My second comment is a little more substantive. In defining the Euler characteristic of a (for now, finite) category, we're trying to generalize
  1. Euler characteristic of topological space. If our category is a groupoid (all morphisms are iso), then equivalently our category is the homotopy groupoid of the space formed by including a point for each object in our category, an edge for each morphism, a disk for each commuting triangle, a 3-ball for each commuting tetrahedron, etc.
  2. Euler characteristic, as defined by Rota, of a poset. This motivates the idea of defining on our category such objects as a ζ function, a μ function, convolution of functions, etc., with which the Euler characteristic is defined.


Which is all well and good. But then Leinster et al decide on what seems to me to be a bizarre idea: a category with two objects and one morphism (between them), i.e.
o---->----o

should also (along with o--<--->--o) become an interval, and so should have Euler characteristic 1.

See, in a poset, this was exactly the right thing to do. But I claim that we're then wrong to think of a poset as a category, at least in the normal way. In a category, unlike a poset, you can have morphisms both directions. An isomorphism is really two morphisms, glued together by a commuting disk. There's a difference in a category between that and a unidirectional morphism. On the other hand, in a poset, there's no chance at morphisms going both ways. Instead, a poset is really just a space, but one with a (transitive) sense of "up" and "down".

It seems really bizarre to throw away so much information from the category by ignoring the direction of morphisms when taking Euler characteristics. Instead, why not follow Baez's suggestion: "If we were willing to make up new kinds of numbers, we could make up a new number for the size of this category."

I'm willing. What properties should our new number have? I thought at first that an isomorphism was the sum of two inverse morphisms. If this were so, then we'd want to assign some value X to a "forward" morphism, and some value X^{-1} to a "backwards" one. (Of course, forward and backward are local properties, so these values might want to live locally, say as a field rather than a function, but we are also going to want to sum them.) Then, I thought, we should want X + X^{-1} to be an isomorphism, which we know has Euler characteristic -1 (either object has characteristic 1). We can, of course, solve this: X+X^{-1}=-1 means that X = -(1/2)\pm(i\sqrt{3}/2). And, I said to myself, this is cool: the "Op" operation that reverses categories is just like complex conjugation!

Alas, however, this method fails a horrible death. Because an isomorphism is not the sum of two morphisms, but the sum of two morphisms and a commuting disk. And if we decide that disks should have characteristic 1, then each morphism really should have characteristic -1: we're solving X+X^{-1}+1=-1. And a commuting disk, at least the kind in an isomorphism, really really ought to have characteristic 1, because it can go in any direction. (I am interested by those pairs of morphisms for which, e.g., fg=1 but gf is not 1. I've never totally understood how to treat them and their commuting diagrams.)

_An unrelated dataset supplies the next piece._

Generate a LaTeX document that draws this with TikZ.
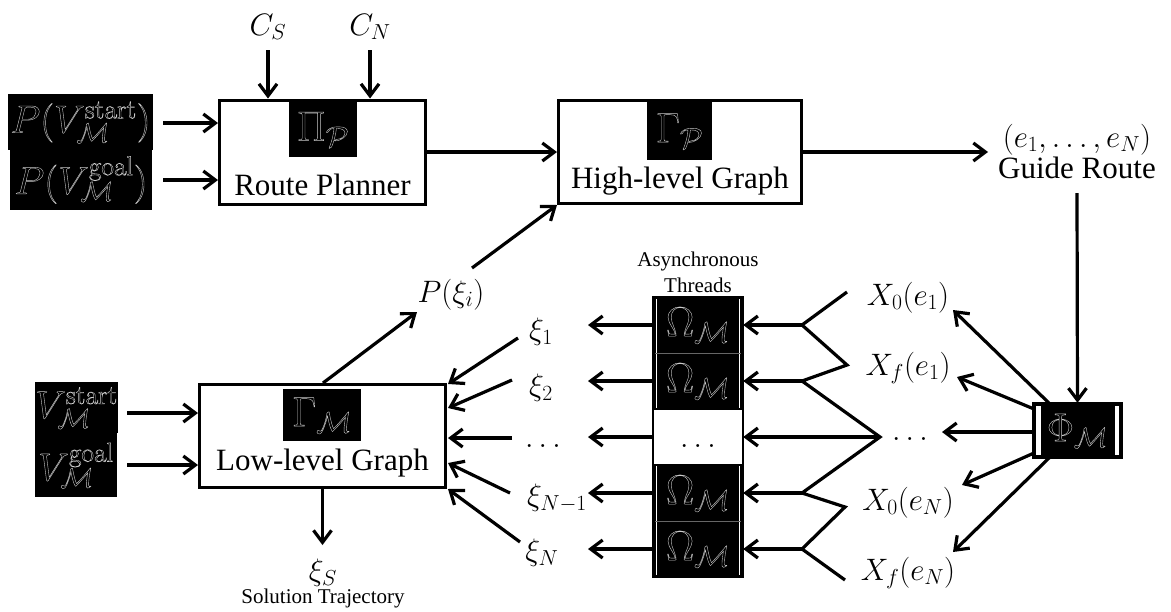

So, yes, what should our method be? Certainly I want to assign weights to morphisms that are sensitive to their direction. Perhaps I should even attend to composition and the like: in a one-object category, a nilpotent morphism should be different from an isomorphism? So I want to build some sort of field on my category, and then integrate it against some sort of measure? I definitely want Op to act like "complex conjugation". Perhaps we'll end up with choices — certainly we'll write down natural (local) conditions that the values of our field should satisfy, but their values will depend on what field algebraic space (I'm using "field" in the physicists' sense) we solve the equations in — but then what should happen is that we get some sort of "free" object that can map to, for instance, the reals. And so the Euler characteristic, as described by Leinster, is one (and possible the most natural) representation. But in the same way that knot theorists find more powerful tools when they look for representations that attend to crossings, we should look for representations that attend to the direction of our morphisms.